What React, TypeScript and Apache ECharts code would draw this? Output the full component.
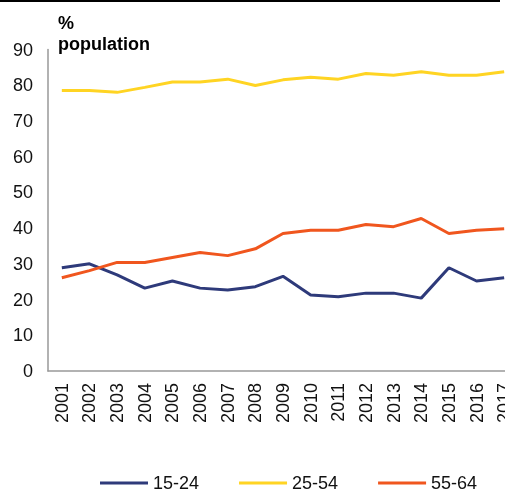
---
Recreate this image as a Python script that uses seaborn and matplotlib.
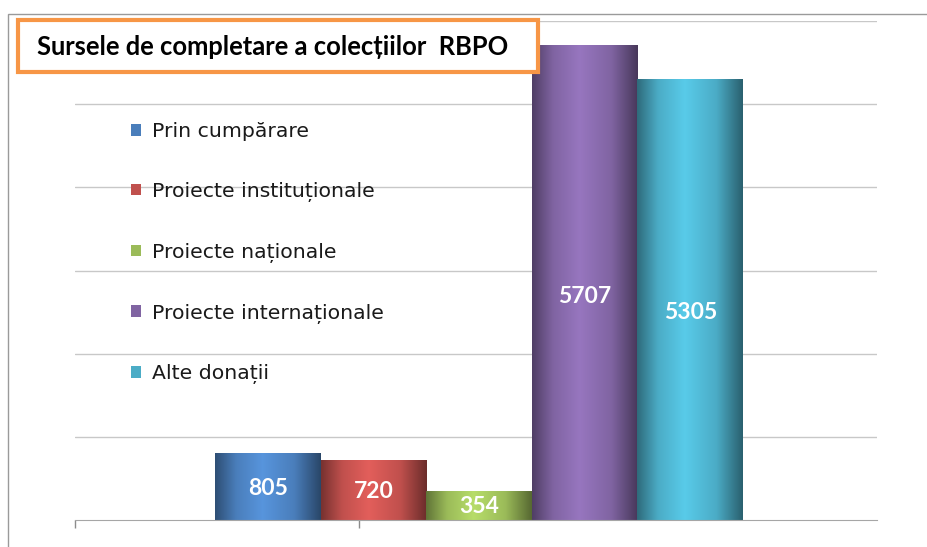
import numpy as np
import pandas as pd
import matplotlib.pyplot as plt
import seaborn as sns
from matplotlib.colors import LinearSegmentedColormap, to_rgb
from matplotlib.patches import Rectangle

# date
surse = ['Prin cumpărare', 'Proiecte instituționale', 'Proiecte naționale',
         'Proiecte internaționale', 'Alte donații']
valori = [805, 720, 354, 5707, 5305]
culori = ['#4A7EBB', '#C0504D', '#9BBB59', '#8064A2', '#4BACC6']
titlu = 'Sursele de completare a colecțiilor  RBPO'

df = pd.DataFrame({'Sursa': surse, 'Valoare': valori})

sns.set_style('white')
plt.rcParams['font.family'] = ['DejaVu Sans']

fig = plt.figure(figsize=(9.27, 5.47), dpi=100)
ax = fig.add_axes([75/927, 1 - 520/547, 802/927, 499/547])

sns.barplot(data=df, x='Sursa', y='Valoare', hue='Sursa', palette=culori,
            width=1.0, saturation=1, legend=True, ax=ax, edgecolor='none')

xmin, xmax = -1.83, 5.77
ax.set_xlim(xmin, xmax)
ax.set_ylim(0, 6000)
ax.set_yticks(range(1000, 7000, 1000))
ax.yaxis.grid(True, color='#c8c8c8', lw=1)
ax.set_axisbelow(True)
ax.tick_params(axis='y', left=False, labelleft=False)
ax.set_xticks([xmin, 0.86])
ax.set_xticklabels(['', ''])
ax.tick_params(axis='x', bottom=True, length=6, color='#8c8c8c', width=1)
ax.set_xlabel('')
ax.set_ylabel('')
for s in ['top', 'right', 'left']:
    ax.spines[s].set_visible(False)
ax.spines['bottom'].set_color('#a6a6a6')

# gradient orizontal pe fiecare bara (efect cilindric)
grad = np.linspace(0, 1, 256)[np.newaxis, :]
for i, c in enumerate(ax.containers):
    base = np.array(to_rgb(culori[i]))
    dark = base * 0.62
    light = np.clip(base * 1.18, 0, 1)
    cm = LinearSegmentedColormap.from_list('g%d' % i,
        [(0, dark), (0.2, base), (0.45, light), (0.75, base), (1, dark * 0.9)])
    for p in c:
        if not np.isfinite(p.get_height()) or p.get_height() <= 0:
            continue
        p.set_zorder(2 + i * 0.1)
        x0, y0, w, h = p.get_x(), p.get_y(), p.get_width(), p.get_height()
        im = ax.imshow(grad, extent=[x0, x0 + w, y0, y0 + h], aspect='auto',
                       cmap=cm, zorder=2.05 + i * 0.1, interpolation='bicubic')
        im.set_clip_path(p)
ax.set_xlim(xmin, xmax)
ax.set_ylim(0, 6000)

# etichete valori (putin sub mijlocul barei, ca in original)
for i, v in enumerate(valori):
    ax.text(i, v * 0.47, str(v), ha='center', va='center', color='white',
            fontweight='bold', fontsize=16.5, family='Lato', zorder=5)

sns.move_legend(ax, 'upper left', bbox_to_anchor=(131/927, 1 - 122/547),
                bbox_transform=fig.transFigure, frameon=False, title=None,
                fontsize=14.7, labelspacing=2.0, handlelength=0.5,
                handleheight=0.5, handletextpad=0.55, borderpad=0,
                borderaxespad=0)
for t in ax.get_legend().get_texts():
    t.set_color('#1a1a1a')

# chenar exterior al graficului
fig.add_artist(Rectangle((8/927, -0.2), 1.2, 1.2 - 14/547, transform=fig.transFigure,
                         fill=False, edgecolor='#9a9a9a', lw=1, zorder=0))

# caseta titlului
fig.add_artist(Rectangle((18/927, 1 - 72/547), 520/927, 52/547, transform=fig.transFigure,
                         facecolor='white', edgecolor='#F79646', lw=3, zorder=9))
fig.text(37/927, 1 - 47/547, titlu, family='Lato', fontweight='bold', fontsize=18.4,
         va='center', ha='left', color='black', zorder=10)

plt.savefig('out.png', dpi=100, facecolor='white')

Directions: Check each line of the entries above for the word "this". List the ones that have it.

Exercise response:
What React, TypeScript and Apache ECharts code would draw this? Output the full component.
Recreate this image as a Python script that uses seaborn and matplotlib.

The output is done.